# Budget wall mounts.



## 360max (Jun 10, 2011)

kindolf :whistling2:

....seriously, I'll bet you could go to the orange box and build your own mount for about 60-75 bucks, and yes it would swivel.


----------



## Edrick (Jun 6, 2010)

http://monoprice.com it's what everyone I know uses.


----------



## Fredman (Dec 2, 2008)

Edrick said:


> http://monoprice.com it's what everyone I know uses.





I have purchased several mounts and cables from them. :thumbsup: Not one issue observed so far. 

Other companies want 3-500 bucks for a mount. I hope they face-plant soon.


----------



## sparky970 (Mar 19, 2008)

MDShunk said:


> Some of these television wall mounting brackets approach the cost of the TV they mount. Is there a certain brand, or online retailer, that has budget priced wall mounts that perform well?


It's funny I opened this thread and there's an ad for a wall mount right beside your post.


----------



## sarness (Sep 14, 2010)

My wife bought a swivel wall mount oft our living room tv, could have bought 6 from monoprice for what she paid.

As for the ad, welcome to targeted advertising.


----------



## Greg (Aug 1, 2007)

I also use monoprice for all my installs. Not one single issue.


----------



## TOOL_5150 (Aug 27, 2007)

if you just want to mount it to the wall... 2 pieces of deep unistrut. It works perfectly. If you want more or less of an angle, use more or less strut, respectively.


----------



## Holt (Jun 20, 2011)

Monoprice.com


----------



## zwodubber (Feb 24, 2011)

I have 2 of these and they seem very solid

http://www.amazon.com/VideoSecu-Art...7QNI/ref=sr_1_6?ie=UTF8&qid=1332136307&sr=8-6


----------



## mikeh32 (Feb 16, 2009)

sams club....

and monoprice as well


----------



## Southeast Power (Jan 18, 2009)

TOOL_5150 said:


> if you just want to mount it to the wall... 2 pieces of deep unistrut. It works perfectly. If you want more or less of an angle, use more or less strut, respectively.

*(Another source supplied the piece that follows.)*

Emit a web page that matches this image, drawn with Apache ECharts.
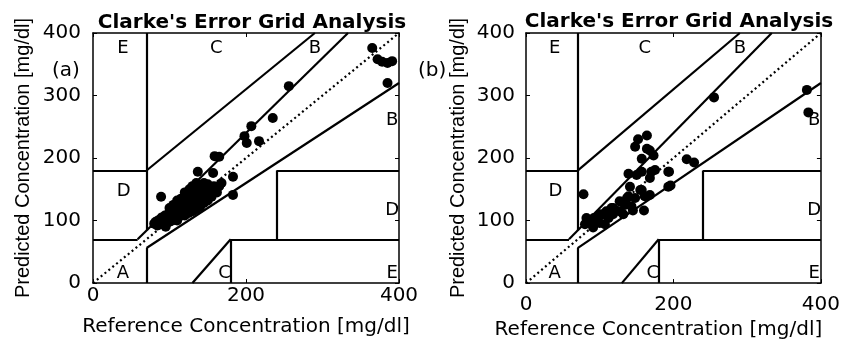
<!DOCTYPE html>
<html>
<head>
<meta charset="utf-8">
<script src="https://cdn.jsdelivr.net/npm/echarts@6/dist/echarts.min.js"></script>
<style>
html,body{margin:0;padding:0;background:#fff;}
#chart{width:843px;height:345px;}
</style>
</head>
<body>
<div id="chart"></div>
<script>
// reference vs predicted, panel (a)
var pointsA=[
    [80,95],[82,98],[84,92],[85,100],[86,96],[88,102],[88,94],[90,99],[90,105],[92,97],
    [93,103],[94,108],[95,100],[96,95],[97,106],[98,110],[99,102],[100,98],[100,112],[102,105],
    [103,115],[104,100],[105,109],[106,118],[107,104],[108,112],[109,120],[110,107],[111,116],[112,110],
    [113,124],[114,113],[115,119],[116,108],[117,127],[118,115],[119,121],[120,112],[121,130],[122,118],
    [123,125],[124,115],[125,133],[126,121],[127,128],[128,118],[129,136],[130,124],[131,131],[132,122],
    [133,140],[134,128],[135,135],[136,125],[137,143],[138,131],[139,138],[140,128],[141,147],[142,134],
    [143,141],[145,137],[146,150],[148,140],[150,145],[152,152],[154,142],[156,148],[158,155],[160,150],
    [162,145],[165,155],[95,90],[110,100],[120,108],[130,115],[140,122],[150,132],
    [100,120],[105,125],[110,132],[115,135],[120,145],[126,150],[130,155],[135,160],[140,155],[145,160],
    [125,112],[135,118],[145,128],[155,138],[118,128],[128,140],[138,148],[150,158],
    [89,138],[137,178],[157,176],[159,203],[165,202],[168,160],[183,170],[183,141],[198,235],[201,224],
    [207,251],[217,227],[235,264],[256,315],[365,376],[372,358],[378,354],[385,352],[391,355],[385,320]
];
// panel (b)
var pointsB=[
    [255,297],[381,309],[383,273],[218,198],[228,193],[194,178],[196,156],[78,142],[160,116],
    [164,236],[152,230],[148,218],[164,215],[168,212],[157,199],[173,204],[170,178],[175,181],[157,178],
    [139,175],[168,168],[150,173],[141,154],[155,149],[157,149],[161,139],[168,141],[148,136],[139,139],
    [137,136],[143,123],[134,125],[145,116],[127,131],[118,120],[116,120],[109,115],[105,110],[100,110],
    [92,104],[82,104],[82,96],[80,94],[94,99],[100,96],[91,89],[107,94],[114,110],[118,110],[127,115],
    [132,110],[193,178],[193,154],[88,100],[96,104],[112,104],[122,116]
];
// Clarke grid zone boundaries
var zoneLines=[
    [[0,70],[175/3,70]],
    [[175/3,70],[400/1.2,400]],
    [[70,84],[70,400]],
    [[0,180],[70,180]],
    [[70,180],[290,400]],
    [[70,0],[70,56]],
    [[70,56],[400,320]],
    [[180,0],[180,70]],
    [[180,70],[400,70]],
    [[240,70],[240,180]],
    [[240,180],[400,180]],
    [[130,0],[180,70]]
];
var zoneLetters=[
    ['E',39,376],['C',161,376],['B',290,376],['B',391,260],
    ['D',40,147],['D',391,116],['A',39,16],['C',172,16],['E',391,16]
];

var font='DejaVu Sans';
var vfont='Liberation Sans';
var black='#000';

var grids=[
    {left:93,top:33,width:306,height:250},
    {left:526,top:33,width:295,height:253}
];
var xAxes=[],yAxes=[],series=[];
var panels=[pointsA,pointsB];
var xNameGap=[34,31];
var xNamePad=[[0,0,0,0],[0,30,0,0]];
var yNameGap=[60,58];
var xLabelMargin=[3,12];
var yLabelMargin=[12,11];

for(var g=0;g<2;g++){
    // bottom and top
    xAxes.push({
        gridIndex:g,type:'value',min:0,max:400,interval:200,position:'bottom',
        name:'Reference Concentration [mg/dl]',nameLocation:'middle',nameGap:xNameGap[g],
        nameTextStyle:{fontFamily:font,fontSize:20,color:black,padding:xNamePad[g]},
        axisLine:{onZero:false,lineStyle:{color:black,width:1.5}},
        axisTick:{inside:true,length:4,lineStyle:{color:black}},
        axisLabel:{fontFamily:font,fontSize:20,color:black,margin:xLabelMargin[g]},
        splitLine:{show:false}
    });
    xAxes.push({
        gridIndex:g,type:'value',min:0,max:400,interval:200,position:'top',
        axisLine:{onZero:false,lineStyle:{color:black,width:1.5}},
        axisTick:{inside:true,length:4,lineStyle:{color:black}},
        axisLabel:{show:false},splitLine:{show:false}
    });
    yAxes.push({
        gridIndex:g,type:'value',min:0,max:400,interval:100,position:'left',
        name:'Predicted Concentration [mg/dl]',nameLocation:'middle',nameGap:yNameGap[g],
        nameTextStyle:{fontFamily:vfont,fontSize:20,color:black},
        axisLine:{onZero:false,lineStyle:{color:black,width:1.5}},
        axisTick:{inside:true,length:4,lineStyle:{color:black}},
        axisLabel:{fontFamily:font,fontSize:20,color:black,margin:yLabelMargin[g]},
        splitLine:{show:false}
    });
    yAxes.push({
        gridIndex:g,type:'value',min:0,max:400,interval:100,position:'right',
        axisLine:{onZero:false,lineStyle:{color:black,width:1.5}},
        axisTick:{inside:true,length:4,lineStyle:{color:black}},
        axisLabel:{show:false},splitLine:{show:false}
    });
    var xi=g*2,yi=g*2;
    series.push({
        type:'lines',coordinateSystem:'cartesian2d',xAxisIndex:xi,yAxisIndex:yi,
        polyline:false,silent:true,z:2,
        lineStyle:{color:black,width:2.2,opacity:1},
        data:zoneLines.map(function(s){return {coords:s};})
    });
    series.push({
        type:'line',xAxisIndex:xi,yAxisIndex:yi,symbol:'none',silent:true,z:2,
        lineStyle:{color:black,width:2.2,type:[2,3]},
        data:[[0,0],[400,400]]
    });
    series.push({
        type:'scatter',xAxisIndex:xi,yAxisIndex:yi,symbolSize:10,z:3,
        itemStyle:{color:'#000',opacity:1},
        data:panels[g]
    });
    series.push({
        type:'scatter',xAxisIndex:xi,yAxisIndex:yi,symbolSize:0,z:4,silent:true,
        itemStyle:{opacity:1},
        label:{show:true,position:'inside',formatter:'{b}',fontFamily:font,fontSize:18,color:'#000',opacity:1},
        data:zoneLetters.map(function(z){return {name:z[0],value:[z[1],z[2]]};})
    });
}

var myChart=echarts.init(document.getElementById('chart'));
myChart.setOption({
    animation:false,
    backgroundColor:'#fff',
    title:[
        {text:"Clarke's Error Grid Analysis",left:247,top:8,textAlign:'center',
         textStyle:{fontFamily:font,fontSize:20,fontWeight:'bold',color:black}},
        {text:"Clarke's Error Grid Analysis",left:674,top:7,textAlign:'center',
         textStyle:{fontFamily:font,fontSize:20,fontWeight:'bold',color:black}},
        {text:'(a)',left:47,top:56,textStyle:{fontFamily:font,fontSize:20,fontWeight:'normal',color:black}},
        {text:'(b)',left:413,top:56,textStyle:{fontFamily:font,fontSize:20,fontWeight:'normal',color:black}}
    ],
    grid:grids,
    xAxis:xAxes,
    yAxis:yAxes,
    series:series
});
</script>
</body>
</html>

How are you using regular strut to mount the TV?


----------



## CFL (Jan 28, 2009)

Target is where I bought mine for the house, very cheap, does the job for half the price as most others.


----------



## tkb (Jan 21, 2009)

MDShunk said:


> Some of these television wall mounting brackets approach the cost of the TV they mount. Is there a certain brand, or online retailer, that has budget priced wall mounts that perform well?


It's not that the mounting brackets are approching the price of the TV, it's that the TV price is comming down to the price of the bracket. :whistling2:

Sounds like when you give a price to wire a hot tub and the customer says that the wiring costs more than the price he paid for the hot tub.


----------



## BBQ (Nov 16, 2010)

jrannis said:


> How are you using regular strut to mount the TV?


I picture something like this .....


----------



## Chris1971 (Dec 27, 2010)

MDShunk said:


> Some of these television wall mounting brackets approach the cost of the TV they mount. Is there a certain brand, or online retailer, that has budget priced wall mounts that perform well?



Mycablemart.com


----------



## svh19044 (Jul 1, 2008)

I've used hundreds of the monoprice mounts and have 5 of them in my own home, as well as who knows how many of their HDMI cables.

These perform well, or better than, many of the more expensive mounts. 

For a tilting mount, it's REALLY hard to screw up. Just make sure you know that when they say low profile on monoprice, they mean it. 

For the titling/swiveling mounts for larger plasma's, I have found the monoprice mounts to exceed that of the Peerlus and Sanus mounts. When I say exceed, I am talking about when you pull the TV out and push it back in, turn it, tilt it, etc, it will stay at that position. It does not fall out of level, and it doesn't loosen up.


----------



## knowshorts (Jan 9, 2009)

jrannis said:


> How are you using regular strut to mount the TV?


1 piece mounted on the wall and one piece mounted on the rear of the display. Hook together.


----------



## Charlie K (Aug 14, 2008)

Marc try www.mycablemart.com . I bought several from them to mount somes tvs and monitors in the new RV. Best prices I could find and the quality isnt bad.


----------



## Electric Bill (Nov 13, 2009)

Parts Express is where we buy all of our mounts. pricing is good, quality is excellent. They have great pricing on cables also. Check them out. :thumbsup:
www.partsexpress.com

Bill


----------



## Magnettica (Jan 23, 2007)

I buy mine from Costco.


----------



## TOOL_5150 (Aug 27, 2007)

zwodubber said:


> I have 2 of these and they seem very solid
> 
> http://www.amazon.com/VideoSecu-Art...7QNI/ref=sr_1_6?ie=UTF8&qid=1332136307&sr=8-6


you need a wallplate on that receptacle.


----------



## user4818 (Jan 15, 2009)

Adi.


----------



## jeffmoss26 (Dec 8, 2011)

We use Sanus mounts from Amazon.com


----------